[BEGIN]

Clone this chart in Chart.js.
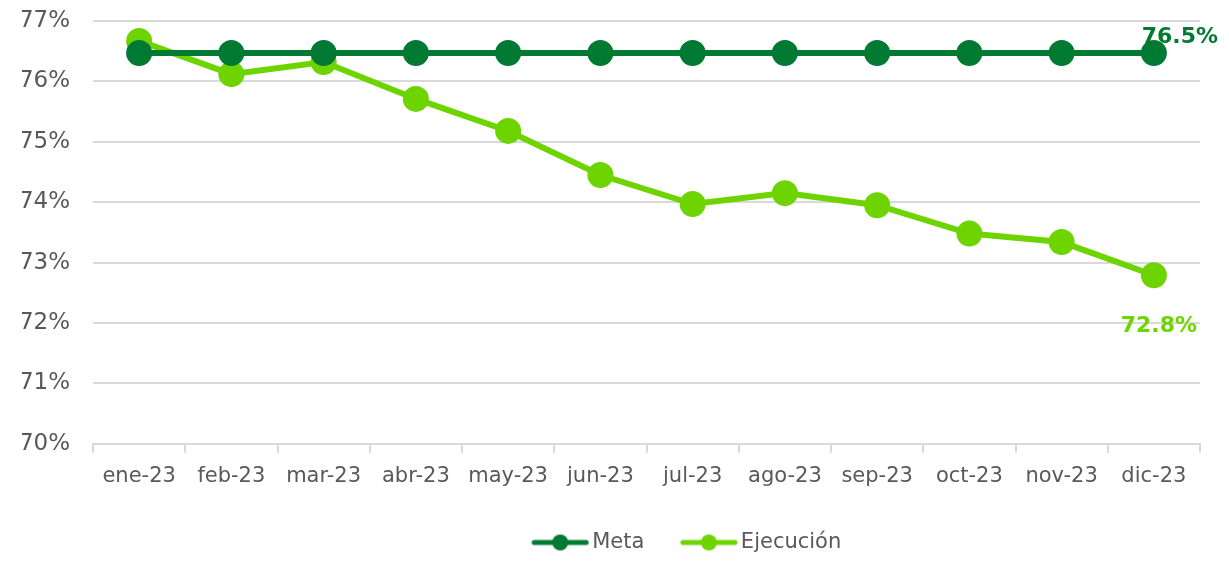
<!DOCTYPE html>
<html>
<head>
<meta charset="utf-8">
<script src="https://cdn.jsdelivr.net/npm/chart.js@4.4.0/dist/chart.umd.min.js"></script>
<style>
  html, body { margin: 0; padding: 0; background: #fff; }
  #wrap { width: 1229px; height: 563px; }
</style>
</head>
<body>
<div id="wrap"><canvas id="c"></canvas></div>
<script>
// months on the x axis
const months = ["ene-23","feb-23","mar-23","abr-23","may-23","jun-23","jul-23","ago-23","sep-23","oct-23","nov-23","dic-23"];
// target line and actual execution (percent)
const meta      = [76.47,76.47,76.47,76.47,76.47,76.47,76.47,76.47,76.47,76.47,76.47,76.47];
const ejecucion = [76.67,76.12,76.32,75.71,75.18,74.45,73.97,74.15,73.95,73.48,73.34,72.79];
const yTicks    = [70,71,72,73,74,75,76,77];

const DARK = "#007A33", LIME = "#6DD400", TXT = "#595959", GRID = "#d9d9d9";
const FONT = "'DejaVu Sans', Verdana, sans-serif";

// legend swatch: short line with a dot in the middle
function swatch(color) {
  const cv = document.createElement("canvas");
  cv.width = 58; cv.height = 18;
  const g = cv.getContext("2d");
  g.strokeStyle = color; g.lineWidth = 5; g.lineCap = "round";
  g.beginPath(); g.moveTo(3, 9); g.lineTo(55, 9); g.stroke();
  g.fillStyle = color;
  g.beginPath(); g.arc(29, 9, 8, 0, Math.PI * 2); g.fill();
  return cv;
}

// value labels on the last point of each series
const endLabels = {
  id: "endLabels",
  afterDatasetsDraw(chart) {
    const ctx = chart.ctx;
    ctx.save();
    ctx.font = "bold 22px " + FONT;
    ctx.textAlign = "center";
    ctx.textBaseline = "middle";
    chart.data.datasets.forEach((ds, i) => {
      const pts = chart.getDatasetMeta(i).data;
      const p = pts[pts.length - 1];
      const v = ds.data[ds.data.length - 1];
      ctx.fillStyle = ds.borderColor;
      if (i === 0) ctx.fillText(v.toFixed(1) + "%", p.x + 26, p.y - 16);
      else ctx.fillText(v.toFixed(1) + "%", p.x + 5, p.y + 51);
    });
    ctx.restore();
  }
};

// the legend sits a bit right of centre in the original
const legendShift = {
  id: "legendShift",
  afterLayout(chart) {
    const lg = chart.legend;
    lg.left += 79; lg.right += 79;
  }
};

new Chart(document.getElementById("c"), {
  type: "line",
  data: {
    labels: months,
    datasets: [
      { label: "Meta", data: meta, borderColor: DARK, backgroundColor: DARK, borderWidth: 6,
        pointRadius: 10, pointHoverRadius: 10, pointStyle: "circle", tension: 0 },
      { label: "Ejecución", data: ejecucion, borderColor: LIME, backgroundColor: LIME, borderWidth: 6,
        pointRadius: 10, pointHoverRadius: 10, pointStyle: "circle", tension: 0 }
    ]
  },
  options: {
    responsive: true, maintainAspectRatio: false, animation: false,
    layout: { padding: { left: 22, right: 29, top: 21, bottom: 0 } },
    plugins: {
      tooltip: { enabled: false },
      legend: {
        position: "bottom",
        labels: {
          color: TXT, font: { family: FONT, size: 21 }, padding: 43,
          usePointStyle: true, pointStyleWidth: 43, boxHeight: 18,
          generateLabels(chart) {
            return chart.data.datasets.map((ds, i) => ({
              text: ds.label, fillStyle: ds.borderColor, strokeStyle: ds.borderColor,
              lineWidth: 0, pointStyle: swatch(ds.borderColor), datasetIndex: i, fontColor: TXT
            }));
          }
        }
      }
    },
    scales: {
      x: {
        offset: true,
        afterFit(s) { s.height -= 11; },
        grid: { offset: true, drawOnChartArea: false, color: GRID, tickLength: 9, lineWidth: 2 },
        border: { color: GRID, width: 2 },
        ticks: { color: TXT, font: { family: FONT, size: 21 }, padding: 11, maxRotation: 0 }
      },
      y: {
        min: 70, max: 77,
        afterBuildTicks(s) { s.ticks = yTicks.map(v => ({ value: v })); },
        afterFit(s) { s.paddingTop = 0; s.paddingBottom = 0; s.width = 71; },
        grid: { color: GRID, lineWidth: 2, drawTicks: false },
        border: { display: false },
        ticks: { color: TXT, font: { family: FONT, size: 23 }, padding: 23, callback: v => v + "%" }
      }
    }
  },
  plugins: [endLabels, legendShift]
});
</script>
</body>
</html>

[END]

◆ **CHALLENGE**
Write the material out again exactly as it appears, dropping the pictures.

◆ **COMPLETED EXERCISE**
Clone this chart in Chart.js.
<!DOCTYPE html>
<html>
<head>
<meta charset="utf-8">
<script src="https://cdn.jsdelivr.net/npm/chart.js@4.4.0/dist/chart.umd.min.js"></script>
<style>
  html, body { margin: 0; padding: 0; background: #fff; }
  #wrap { width: 1229px; height: 563px; }
</style>
</head>
<body>
<div id="wrap"><canvas id="c"></canvas></div>
<script>
// months on the x axis
const months = ["ene-23","feb-23","mar-23","abr-23","may-23","jun-23","jul-23","ago-23","sep-23","oct-23","nov-23","dic-23"];
// target line and actual execution (percent)
const meta      = [76.47,76.47,76.47,76.47,76.47,76.47,76.47,76.47,76.47,76.47,76.47,76.47];
const ejecucion = [76.67,76.12,76.32,75.71,75.18,74.45,73.97,74.15,73.95,73.48,73.34,72.79];
const yTicks    = [70,71,72,73,74,75,76,77];

const DARK = "#007A33", LIME = "#6DD400", TXT = "#595959", GRID = "#d9d9d9";
const FONT = "'DejaVu Sans', Verdana, sans-serif";

// legend swatch: short line with a dot in the middle
function swatch(color) {
  const cv = document.createElement("canvas");
  cv.width = 58; cv.height = 18;
  const g = cv.getContext("2d");
  g.strokeStyle = color; g.lineWidth = 5; g.lineCap = "round";
  g.beginPath(); g.moveTo(3, 9); g.lineTo(55, 9); g.stroke();
  g.fillStyle = color;
  g.beginPath(); g.arc(29, 9, 8, 0, Math.PI * 2); g.fill();
  return cv;
}

// value labels on the last point of each series
const endLabels = {
  id: "endLabels",
  afterDatasetsDraw(chart) {
    const ctx = chart.ctx;
    ctx.save();
    ctx.font = "bold 22px " + FONT;
    ctx.textAlign = "center";
    ctx.textBaseline = "middle";
    chart.data.datasets.forEach((ds, i) => {
      const pts = chart.getDatasetMeta(i).data;
      const p = pts[pts.length - 1];
      const v = ds.data[ds.data.length - 1];
      ctx.fillStyle = ds.borderColor;
      if (i === 0) ctx.fillText(v.toFixed(1) + "%", p.x + 26, p.y - 16);
      else ctx.fillText(v.toFixed(1) + "%", p.x + 5, p.y + 51);
    });
    ctx.restore();
  }
};

// the legend sits a bit right of centre in the original
const legendShift = {
  id: "legendShift",
  afterLayout(chart) {
    const lg = chart.legend;
    lg.left += 79; lg.right += 79;
  }
};

new Chart(document.getElementById("c"), {
  type: "line",
  data: {
    labels: months,
    datasets: [
      { label: "Meta", data: meta, borderColor: DARK, backgroundColor: DARK, borderWidth: 6,
        pointRadius: 10, pointHoverRadius: 10, pointStyle: "circle", tension: 0 },
      { label: "Ejecución", data: ejecucion, borderColor: LIME, backgroundColor: LIME, borderWidth: 6,
        pointRadius: 10, pointHoverRadius: 10, pointStyle: "circle", tension: 0 }
    ]
  },
  options: {
    responsive: true, maintainAspectRatio: false, animation: false,
    layout: { padding: { left: 22, right: 29, top: 21, bottom: 0 } },
    plugins: {
      tooltip: { enabled: false },
      legend: {
        position: "bottom",
        labels: {
          color: TXT, font: { family: FONT, size: 21 }, padding: 43,
          usePointStyle: true, pointStyleWidth: 43, boxHeight: 18,
          generateLabels(chart) {
            return chart.data.datasets.map((ds, i) => ({
              text: ds.label, fillStyle: ds.borderColor, strokeStyle: ds.borderColor,
              lineWidth: 0, pointStyle: swatch(ds.borderColor), datasetIndex: i, fontColor: TXT
            }));
          }
        }
      }
    },
    scales: {
      x: {
        offset: true,
        afterFit(s) { s.height -= 11; },
        grid: { offset: true, drawOnChartArea: false, color: GRID, tickLength: 9, lineWidth: 2 },
        border: { color: GRID, width: 2 },
        ticks: { color: TXT, font: { family: FONT, size: 21 }, padding: 11, maxRotation: 0 }
      },
      y: {
        min: 70, max: 77,
        afterBuildTicks(s) { s.ticks = yTicks.map(v => ({ value: v })); },
        afterFit(s) { s.paddingTop = 0; s.paddingBottom = 0; s.width = 71; },
        grid: { color: GRID, lineWidth: 2, drawTicks: false },
        border: { display: false },
        ticks: { color: TXT, font: { family: FONT, size: 23 }, padding: 23, callback: v => v + "%" }
      }
    }
  },
  plugins: [endLabels, legendShift]
});
</script>
</body>
</html>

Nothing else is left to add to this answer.